● **What you need to do**
The lines to extract run from the first line of the material below to the line containing "(firmlabel) at (362,328.3)", both included; leave the pictures behind.

● **Dataset extract**
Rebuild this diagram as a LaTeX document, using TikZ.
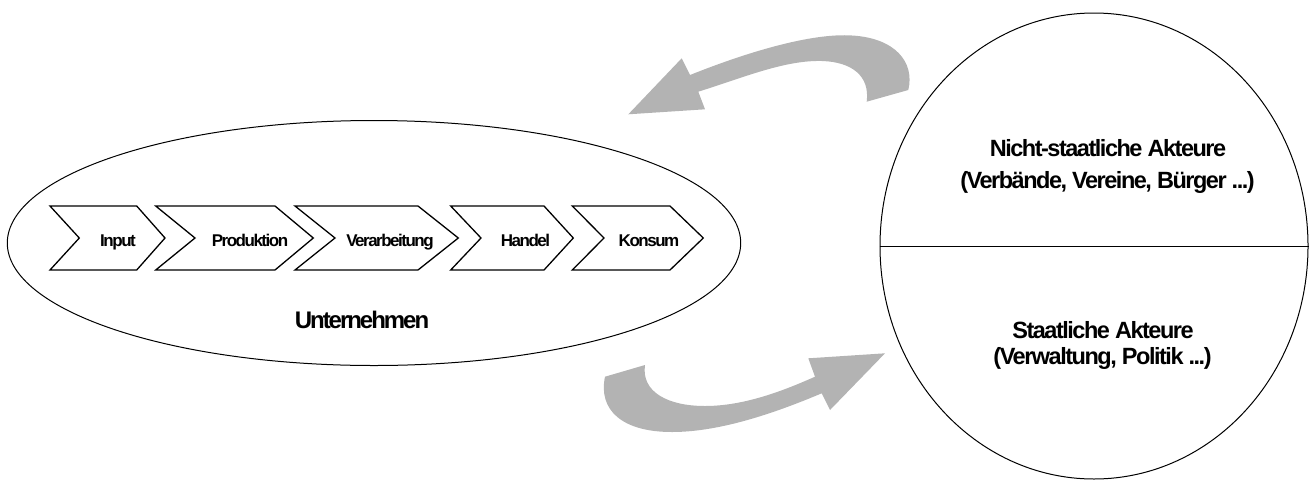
\documentclass[tikz,border=0pt]{standalone}
\usepackage{fontspec}
% tightly tracked bold sans faces for the labels
\newfontfamily\stagefont{Liberation Sans}[LetterSpace=-8.8]
\newfontfamily\actorfont{Liberation Sans}[LetterSpace=-6.3]
\newfontfamily\firmfont{Liberation Sans}[LetterSpace=-8.5]
\usetikzlibrary{shapes.geometric}
\definecolor{arrowgray}{RGB}{179,179,179}
\begin{document}
\begin{tikzpicture}[x=1pt,y=-1pt,
  outline/.style={draw=black,line width=1pt},
  stage/.style={draw=black,line width=1.3pt,fill=white,line join=miter},
  stagetext/.style={anchor=base,inner sep=0pt,font=\stagefont\bfseries\fontsize{17}{20}\selectfont},
  bigtext/.style={anchor=base,inner sep=0pt,font=\actorfont\bfseries\fontsize{23.5}{28}\selectfont},
  flow/.style={fill=arrowgray}]
\useasboundingbox (0,0) rectangle (1311,480);

% company ellipse
\node[ellipse,outline,minimum width=733.4pt,minimum height=245pt,inner sep=0pt] (firm) at (374,243) {};

% actors circle with divider
\node[ellipse,outline,minimum width=428pt,minimum height=466pt,inner sep=0pt] (actors) at (1094,246) {};
\draw[line width=1pt] (actors.west) -- (actors.east);

% value chain stages
\draw[stage] (50,206) -- (136.7,206) -- (165,238) -- (136.7,270) -- (50,270) -- (79.3,238) -- cycle;
\draw[stage] (155.7,206) -- (275,206) -- (313.3,238) -- (275,270) -- (155.7,270) -- (195,238) -- cycle;
\draw[stage] (295,206) -- (418,206) -- (458.3,238) -- (418,270) -- (295,270) -- (335,238) -- cycle;
\draw[stage] (450.7,206) -- (544,206) -- (573.3,238) -- (544,270) -- (450.7,270) -- (481,238) -- cycle;
\draw[stage] (572.3,206) -- (670,206) -- (703.3,238) -- (670,270) -- (572.3,270) -- (604,238) -- cycle;

\node[stagetext] (input) at (118,246) {Input};
\node[stagetext] (prod) at (250,246) {Produktion};
\node[stagetext] (proc) at (390,246) {Verarbeitung};
\node[stagetext] (trade) at (525.5,246) {Handel};
\node[stagetext] (cons) at (649,246) {Konsum};

\node[anchor=base,inner sep=0pt,font=\firmfont\bfseries\fontsize{24}{28}\selectfont] (firmlabel) at (362,328.3) {Unternehmen};

\node[bigtext] (ngo1) at (1108,156.7) {Nicht-staatliche Akteure};
\node[bigtext] (ngo2) at (1107.5,188.3) {(Verbände, Vereine, Bürger ...)};
\node[bigtext] (gov1) at (1103,338.3) {Staatliche Akteure};
\node[bigtext] (gov2) at (1102.5,364.3) {(Verwaltung, Politik ...)};

% curved block arrow towards the company
\fill[flow] (690,75)
  .. controls (755,49) and (815,33) .. (852,35.5)
  .. controls (895,38) and (915,62) .. (908.3,90)
  -- (866.7,101.7)
  .. controls (870,76) and (852,62) .. (822,61)
  .. controls (785,60) and (745,77) .. (698.3,91.7)
  -- (705,109.3) -- (628.3,114.3) -- (681.7,58.3) -- cycle;

% curved block arrow towards the actors
\fill[flow] (605,376.7) -- (645,365)
  .. controls (641,392) and (668,406) .. (705,406)
  .. controls (745,406) and (785,390) .. (815,376.7)
  -- (808.3,358.3) -- (885,353.3) -- (830,410) -- (821.7,393.3)
  .. controls (775,413) and (720,432) .. (672,432)
  .. controls (622,432) and (598,410) .. (605,376.7)
  -- cycle;
\end{tikzpicture}
\end{document}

● **Output**
Rebuild this diagram as a LaTeX document, using TikZ.
\documentclass[tikz,border=0pt]{standalone}
\usepackage{fontspec}
% tightly tracked bold sans faces for the labels
\newfontfamily\stagefont{Liberation Sans}[LetterSpace=-8.8]
\newfontfamily\actorfont{Liberation Sans}[LetterSpace=-6.3]
\newfontfamily\firmfont{Liberation Sans}[LetterSpace=-8.5]
\usetikzlibrary{shapes.geometric}
\definecolor{arrowgray}{RGB}{179,179,179}
\begin{document}
\begin{tikzpicture}[x=1pt,y=-1pt,
  outline/.style={draw=black,line width=1pt},
  stage/.style={draw=black,line width=1.3pt,fill=white,line join=miter},
  stagetext/.style={anchor=base,inner sep=0pt,font=\stagefont\bfseries\fontsize{17}{20}\selectfont},
  bigtext/.style={anchor=base,inner sep=0pt,font=\actorfont\bfseries\fontsize{23.5}{28}\selectfont},
  flow/.style={fill=arrowgray}]
\useasboundingbox (0,0) rectangle (1311,480);

% company ellipse
\node[ellipse,outline,minimum width=733.4pt,minimum height=245pt,inner sep=0pt] (firm) at (374,243) {};

% actors circle with divider
\node[ellipse,outline,minimum width=428pt,minimum height=466pt,inner sep=0pt] (actors) at (1094,246) {};
\draw[line width=1pt] (actors.west) -- (actors.east);

% value chain stages
\draw[stage] (50,206) -- (136.7,206) -- (165,238) -- (136.7,270) -- (50,270) -- (79.3,238) -- cycle;
\draw[stage] (155.7,206) -- (275,206) -- (313.3,238) -- (275,270) -- (155.7,270) -- (195,238) -- cycle;
\draw[stage] (295,206) -- (418,206) -- (458.3,238) -- (418,270) -- (295,270) -- (335,238) -- cycle;
\draw[stage] (450.7,206) -- (544,206) -- (573.3,238) -- (544,270) -- (450.7,270) -- (481,238) -- cycle;
\draw[stage] (572.3,206) -- (670,206) -- (703.3,238) -- (670,270) -- (572.3,270) -- (604,238) -- cycle;

\node[stagetext] (input) at (118,246) {Input};
\node[stagetext] (prod) at (250,246) {Produktion};
\node[stagetext] (proc) at (390,246) {Verarbeitung};
\node[stagetext] (trade) at (525.5,246) {Handel};
\node[stagetext] (cons) at (649,246) {Konsum};

\node[anchor=base,inner sep=0pt,font=\firmfont\bfseries\fontsize{24}{28}\selectfont] (firmlabel) at (362,328.3) {Unternehmen};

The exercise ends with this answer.